# NCEES #533 on 2008



## Rockettt (Apr 12, 2012)

This is the unbalanced drum problem. Anyone understand it? This is the one problem I couldnt even get a grasp of how they arrived at the answer! They show charts and then whammo the answer. Not enough explanation for me anyway.

Anyone?? Where do they get the damping ratio of 0.5 even?


----------



## hoosier2009 (Apr 12, 2012)

Please post the question in detail


----------



## Rockettt (Apr 12, 2012)

I figured someone would ask that..... Here goes it...

A 24 inch diameter rotating drum is part of a machine that weighs 1 ton and will operate at 10,000rpm. The balance specification calls for an unbalance no greater than .3 oz-in.

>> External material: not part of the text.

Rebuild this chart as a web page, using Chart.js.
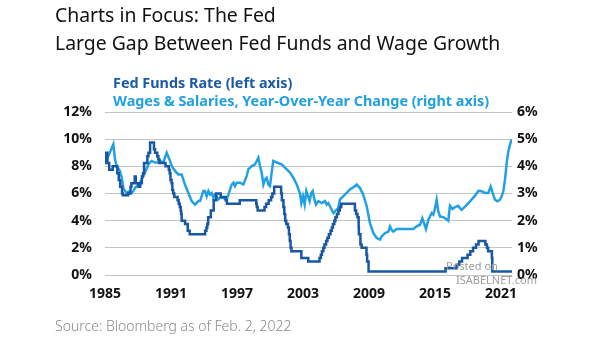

There are vibration isolations mounts on each of 4 corners of the platform supporting the machine. The system has a natural frequency of 17hz, and damping has been chosen as half the critical damping value.

Unknown to anyone during installation a 1/2lb bolt was left inside the 24" diameter drum of the machine. assume friction causes the bolt to act as if it were attached to the rotating drum. The max displacment amplitude of the steady -state response occurse at a frequency (as a percentage of the natural freq) that is most nearly:

a 71%

b 100%

c 141%

d 200%


----------



## hoosier2009 (Apr 12, 2012)

Eq. 58.4 defines Damping ratio. C is the damping coefficent and Cc is the critical damping. In this problem, since damping is half the critical damping, C equals half of Cc. Sustituting these values in Eq. 58.4 gives damping ratio as 0.5.


----------



## Krakosky (Apr 12, 2012)

Figure 58.17. For damping ratio = .5 and TR = 1.0, r = 1.41. This made sense to me at one point in time. Now I'm trying to retrace my logic.


----------